Now, examples of the situation where the output signal waveforms of the MR elements are distorted due to the MR elements will be described for cases where the MR elements are giant magnetoresistive (GMR) elements or tunneling magnetoresistive (TMR) elements. GMR elements and TMR elements each have a magnetization pinned layer whose direction of magnetization is pinned, a free layer whose direction of magnetization varies with the direction of the external magnetic field, and a nonmagnetic layer disposed between the magnetization pinned layer and the free layer. One of the examples where the output signal waveforms of the MR elements are distorted due to the MR elements is when the direction of magnetization of the magnetization pinned layer varies due to the influence of the external magnetic field or the like. Such a situation is likely to occur when the external magnetic field has a relatively high intensity. Another example where the output signal waveforms of the MR elements are distorted due to the MR elements is when the direction of magnetization of the free layer does not coincide with the direction of the external magnetic field due to such factors as the shape anisotropy and coercivity of the free layer. Such a situation is likely to occur when the external magnetic field has a relatively low intensity.
On the other hand, one of the examples where the output signal waveforms of the MR elements are distorted from a sinusoidal curve due to the external magnetic field is when the direction of the external magnetic field or the intensity of a component of the external magnetic field in one direction makes no sinusoidal change. Such a situation is likely to occur when detecting the direction of the external magnetic field occurring from the outer periphery of a rotating body that has one or more pairs of N and S poles arranged alternately in an annular configuration, or when detecting the direction of the external magnetic field occurring from the outer periphery of a moving body that has a plurality of pairs of N and S poles arranged alternately in a linear configuration and moves in the direction of arrangement of the N and S poles.

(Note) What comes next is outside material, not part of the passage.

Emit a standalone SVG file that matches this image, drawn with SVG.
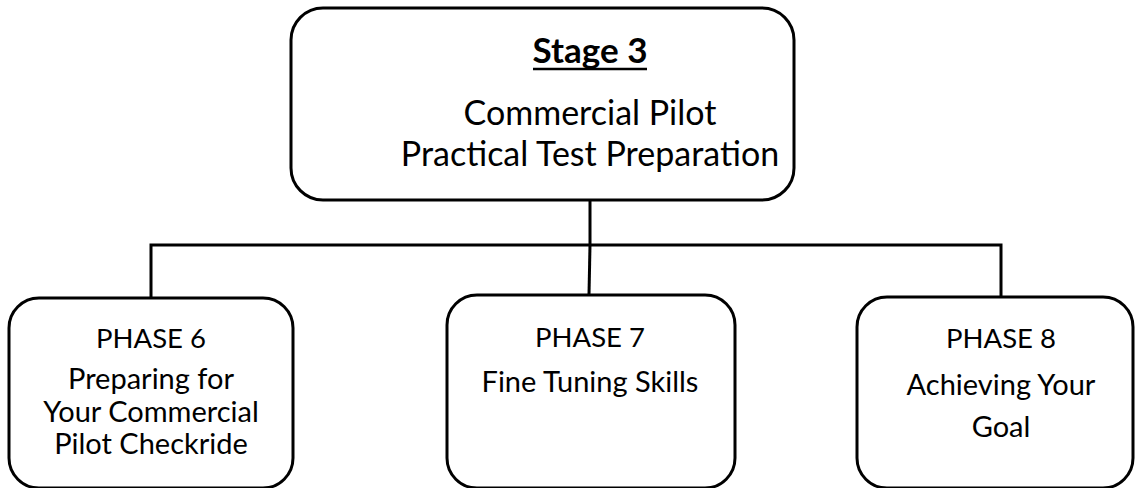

U.S. Pat. No. 6,633,462 discloses a magnetoresistive sensor in which a main detection element having a main reference magnetization axis is electrically connected with two corrective detection elements each having a reference magnetization axis oblique to the main reference magnetization axis, so that the detection angle is corrected. The sensor, however, requires that the corrective detection elements be optimized in design according to various design conditions including the resistances, size, and materials of the main detection element and the corrective detection elements as well as the intensity of the external magnetic field. This causes the problem of difficulty in designing the sensor.
The description so far has been given of the problem that a magnetic sensor that uses MR elements can cause an error in the angle detected by the magnetic sensor. Nevertheless, such a problem applies to all magnetic sensors that detect the angle the direction of an external magnetic field forms with respect to a reference direction.